— begin COLLECTED DATA —

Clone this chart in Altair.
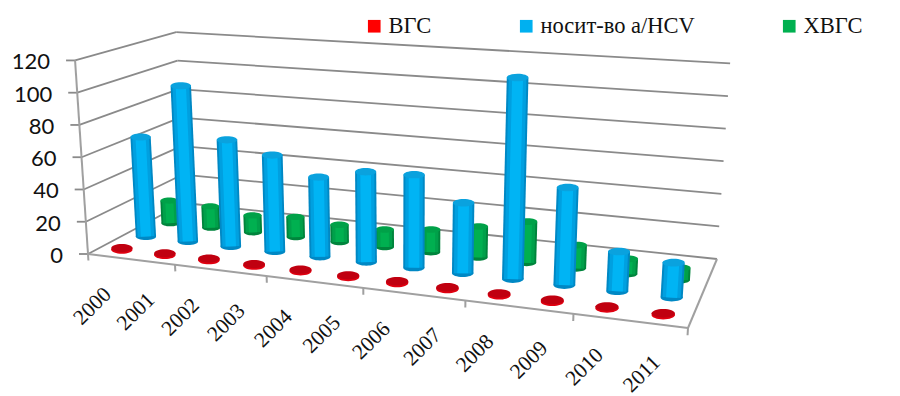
import altair as alt
import numpy as np
import pandas as pd

# Values per year
years = [str(y) for y in range(2000, 2012)]
series_names = ["ВГС", "носит-во а/HCV", "ХВГС"]
vgs = [1, 1, 1, 1, 1, 1, 1, 1, 1, 1, 1, 1]
carriers = [64, 99, 67, 60, 49, 55, 56, 42, 119, 57, 23, 20]
chronic = [15, 14, 11, 13, 11, 11, 14, 19, 25, 14, 9, 7]
y_ticks = [0, 20, 40, 60, 80, 100, 120]
x_tick_steps = [0, 2, 4, 6, 8, 10, 12]

W, H = 900, 396
Y_MAX = 120

# Floor corners on the page: front-left, front-right, back-right, back-left
FLOOR = [(88, 254), (688, 328), (717, 259), (184, 203)]
# Drawn height of the full value range at the same four corners
WALL_HEIGHT = [194, 219, 196, 171]
# Verticals converge on this point far below the page
VANISH = (402, 4950)


def homography(q):
    (x0, y0), (x1, y1), (x2, y2), (x3, y3) = q
    dx1, dx2, sx = x1 - x2, x3 - x2, x0 - x1 + x2 - x3
    dy1, dy2, sy = y1 - y2, y3 - y2, y0 - y1 + y2 - y3
    den = dx1 * dy2 - dx2 * dy1
    g = (sx * dy2 - dx2 * sy) / den
    h = (dx1 * sy - sx * dy1) / den
    m = (x1 - x0 + g * x1, x3 - x0 + h * x3, x0,
         y1 - y0 + g * y1, y3 - y0 + h * y3, y0, g, h)

    def apply(u, v):
        a, b, c, d, e, f, gg, hh = m
        k = gg * u + hh * v + 1
        return (a * u + b * v + c) / k, (d * u + e * v + f) / k

    return apply


floor_map = homography(FLOOR)


def project(u, v, w):
    """Perspective position of category fraction u, depth v and value w."""
    fx, fy = floor_map(u, v)
    h0, h1, h2, h3 = WALL_HEIGHT
    full = (h0 * (1 - u) + h1 * u) * (1 - v) + (h3 * (1 - u) + h2 * u) * v
    dx, dy = fx - VANISH[0], fy - VANISH[1]
    n = np.hypot(dx, dy)
    t = full * w / Y_MAX
    return float(fx + dx / n * t), float(fy + dy / n * t)


# Depth of each series in the box and its cylinder diameter
DEPTH = {"ВГС": 0.12, "носит-во а/HCV": 0.36, "ХВГС": 0.62}
DIAMETER = {"ВГС": 22, "носит-во а/HCV": 21, "ХВГС": 18.5}
CATEGORY_CENTRE = 0.5


def cylinders(name, values):
    rows = []
    for i, (year, val) in enumerate(zip(years, values)):
        u = (i + CATEGORY_CENTRE) / len(years)
        v = DEPTH[name]
        x0, y0 = project(u, v, 0)
        x1, y1 = project(u, v, val)
        d = DIAMETER[name] * (0.96 + 0.1 * u)
        rows.append(dict(year=year, series=name, value=val, bx=x0, by=y0,
                         tx=x1, ty=y1, d=d, size=d * d))
    return pd.DataFrame(rows)


sx = alt.Scale(domain=[0, W], nice=False, zero=False)
sy = alt.Scale(domain=[H, 0], nice=False, zero=False)
colour = alt.Color(
    "series:N",
    scale=alt.Scale(domain=series_names, range=["#ff0000", "#00b0f0", "#00b050"]),
    legend=alt.Legend(
        title=None, orient="none", legendX=363, legendY=15, direction="horizontal",
        columns=3, columnPadding=83, gridAlign="none", symbolType="square",
        symbolSize=160, symbolStrokeWidth=0, labelFont="Liberation Serif",
        labelFontSize=22.5, labelColor="#111111", labelOffset=3, padding=0,
    ),
)
ELLIPSE = "M-1,0A1,0.35,0,1,1,1,0A1,0.35,0,1,1,-1,0Z"
FLAT_ELLIPSE = "M-1,0A1,0.38,0,1,1,1,0A1,0.38,0,1,1,-1,0Z"


def seg_layer(df, color, width):
    return alt.Chart(df).mark_rule(color=color, strokeWidth=width).encode(
        x=alt.X("x:Q", scale=sx, axis=None), y=alt.Y("y:Q", scale=sy, axis=None),
        x2="x2:Q", y2="y2:Q",
    )


def cylinder_layers(df, shades, cap, shape=ELLIPSE):
    layers = [
        alt.Chart(df).mark_point(shape=shape, filled=True, opacity=1, color=shades[0][0]).encode(
            x=alt.X("bx:Q", scale=sx, axis=None), y=alt.Y("by:Q", scale=sy, axis=None),
            size=alt.Size("size:Q", scale=None, legend=None),
        )
    ]
    for shade, frac in shades:
        d2 = df.assign(w=df["d"] * frac)
        layers.append(
            alt.Chart(d2).mark_rule(color=shade).encode(
                x=alt.X("bx:Q", scale=sx, axis=None), y=alt.Y("by:Q", scale=sy, axis=None),
                x2="tx:Q", y2="ty:Q",
                size=alt.Size("w:Q", scale=None, legend=None),
            )
        )
    layers.append(
        alt.Chart(df).mark_point(shape=shape, filled=True, opacity=1, color=cap).encode(
            x=alt.X("tx:Q", scale=sx, axis=None), y=alt.Y("ty:Q", scale=sy, axis=None),
            size=alt.Size("size:Q", scale=None, legend=None),
        )
    )
    return layers


# Wall gridlines, floor edges and ticks
walls = []
for tick in y_ticks:
    ax, ay = project(0, 0, tick)
    cx, cy = project(0, 1, tick)
    rx, ry = project(1, 1, tick)
    walls.append(dict(x=ax, y=ay, x2=cx, y2=cy))
    walls.append(dict(x=cx, y=cy, x2=rx, y2=ry))
    walls.append(dict(x=ax - 9, y=ay, x2=ax, y2=ay))
walls = pd.DataFrame(walls)

edges = []
for a, b in [((0, 0), (1, 0)), ((1, 0), (1, 1))]:
    p = project(a[0], a[1], 0)
    q = project(b[0], b[1], 0)
    edges.append(dict(x=p[0], y=p[1], x2=q[0], y2=q[1]))
for step in x_tick_steps:
    p = project(step / len(years), 0, 0)
    q = project(step / len(years), 0, -4)
    edges.append(dict(x=p[0], y=p[1], x2=q[0], y2=q[1]))
p = project(0, 0, 0)
q = project(0, 0, Y_MAX)
edges.append(dict(x=p[0], y=p[1], x2=q[0], y2=q[1]))
edges = pd.DataFrame(edges)

# Axis labels follow the box edges
y_labels = pd.DataFrame(
    [dict(label=str(t), x=project(0, 0, t)[0] - 25, y=project(0, 0, t)[1] + 2) for t in y_ticks]
)
x_labels = pd.DataFrame(
    [
        dict(label=yr, x=project((i + CATEGORY_CENTRE) / len(years), 0, 0)[0] - 16.5,
             y=project((i + CATEGORY_CENTRE) / len(years), 0, 0)[1] + 50)
        for i, yr in enumerate(years)
    ]
)

red = cylinders(series_names[0], vgs)
blue = cylinders(series_names[1], carriers)
green = cylinders(series_names[2], chronic)

legend_source = pd.DataFrame({"series": series_names, "x": [-50] * 3, "y": [-50] * 3})
legend_layer = alt.Chart(legend_source).mark_point(filled=True, opacity=1, shape="square").encode(
    x=alt.X("x:Q", scale=sx, axis=None), y=alt.Y("y:Q", scale=sy, axis=None),
    color=colour,
)

layers = [
    seg_layer(walls, "#8a8a8a", 1.8),
    seg_layer(edges, "#a0a0a0", 2),
    *cylinder_layers(green, [("#00843c", 1.0), ("#00a04a", 0.8), ("#00b050", 0.45)], "#00a148"),
    *cylinder_layers(blue, [("#0088c4", 1.0), ("#00a0e0", 0.82), ("#00b4f4", 0.5)], "#0aa2de"),
    *cylinder_layers(red, [("#e00010", 1.0)], "#c00010", FLAT_ELLIPSE),
    alt.Chart(y_labels).mark_text(font="Lato", fontSize=22, align="right", baseline="middle", color="#111111").encode(
        x=alt.X("x:Q", scale=sx, axis=None), y=alt.Y("y:Q", scale=sy, axis=None), text="label:N"
    ),
    alt.Chart(x_labels).mark_text(font="Liberation Serif", fontSize=21.5, angle=315, align="center", baseline="middle", color="#111111").encode(
        x=alt.X("x:Q", scale=sx, axis=None), y=alt.Y("y:Q", scale=sy, axis=None), text="label:N"
    ),
    legend_layer,
]

chart = alt.layer(*layers).properties(
    width=W, height=H, padding=0, autosize=alt.AutoSizeParams(type="none"),
    background="white",
).configure_view(stroke=None, clip=False)

chart.save("out.html", embed_options={"renderer": "svg", "actions": False})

— end COLLECTED DATA —

WORK TO DO: Repeat only the lines from the beginning of the material through the line containing "import pandas as pd", both ends kept, leaving pictures out.

FULL ANSWER:
Clone this chart in Altair.
import altair as alt
import numpy as np
import pandas as pd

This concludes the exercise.